I had a conversation recently with a friend who is a professional musician. She mentioned that she doesn’t listen to music at home. “It feels too much like work,” she admitted. She usually opts for television or non-music radio.
This observation resonated with me. There are times in my life where I need some sort of creative distraction to relax and alleviate stress. Because my visual art practice is what I do for a good part of my day – and is sometimes the source of my stress — I have been looking for other ways to be creative.

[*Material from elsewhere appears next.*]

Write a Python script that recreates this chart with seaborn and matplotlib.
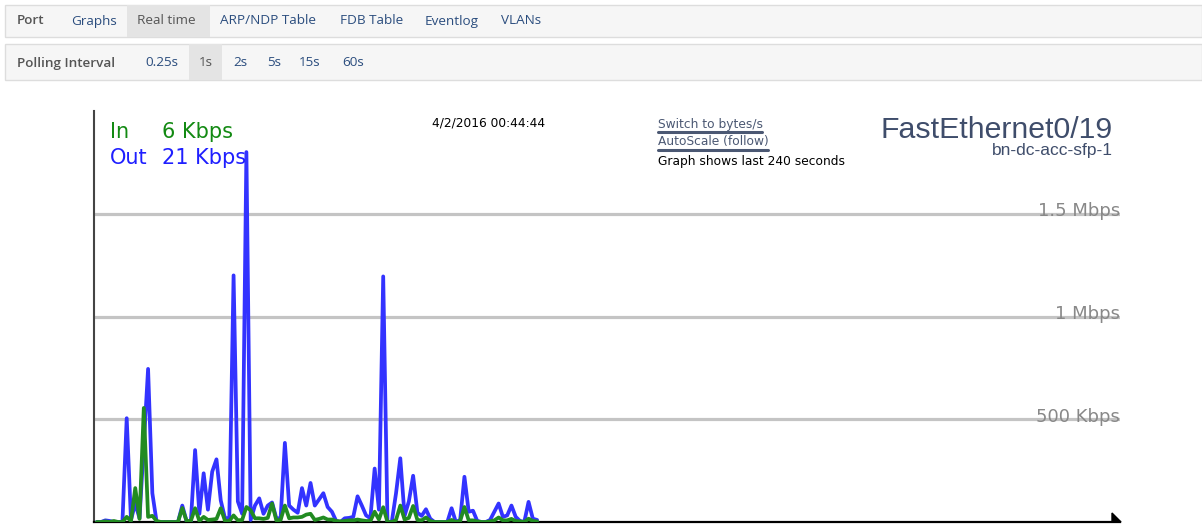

Trying something different
I recently signed up for a writing circle with a local nonprofit writing group called Women Writing for a Change. The topic of the six-week Thursday night writing circle is “Listening to Mystery: Writing, Presence and Poetry.” Each week, we begin with a poetry reading from various spiritual traditions and have a time of meditation. We do “fast writes” where we write furiously about whatever comes to mind. Sometimes we share our writing in small groups, and sometimes we read to the entire circle.
I am thoroughly enjoying the experience, in part because it is a creative practice that I am doing just for me. For two and a half hours my cell phone is silenced, and I am present to myself and my circle-mates. I have no ambitions to become a published writer. Creation for creation’s sake is a gift.
This class has also encouraged me to have a morning ritual to get myself into creative time. For years I have fought against the Morning Pages of Julia Cameron. Thanks to my writing circle, I have been beginning my creative time by emptying my monkeymind on the page and writing any thoughts about what I want to accomplish in the studio that day. Then I read a poem (my favorites are Mary Oliver and W.S. Merwin) and spend some time writing about something I hear in the poem, or something the muse brings me. After that, I am in a place to begin my studio time.
Dabble in something practical
I have also begun dabbling in designing fabrics using some of my patterns that I have simplified. I have no idea where this practice will take me, but I will at least reupholster my sagging dining room chairs and get some new pillows.
I find that with these new additions to my creative life, I am finding my studio time to be more energized and fruitful.
What do YOU do to enhance your creative practices?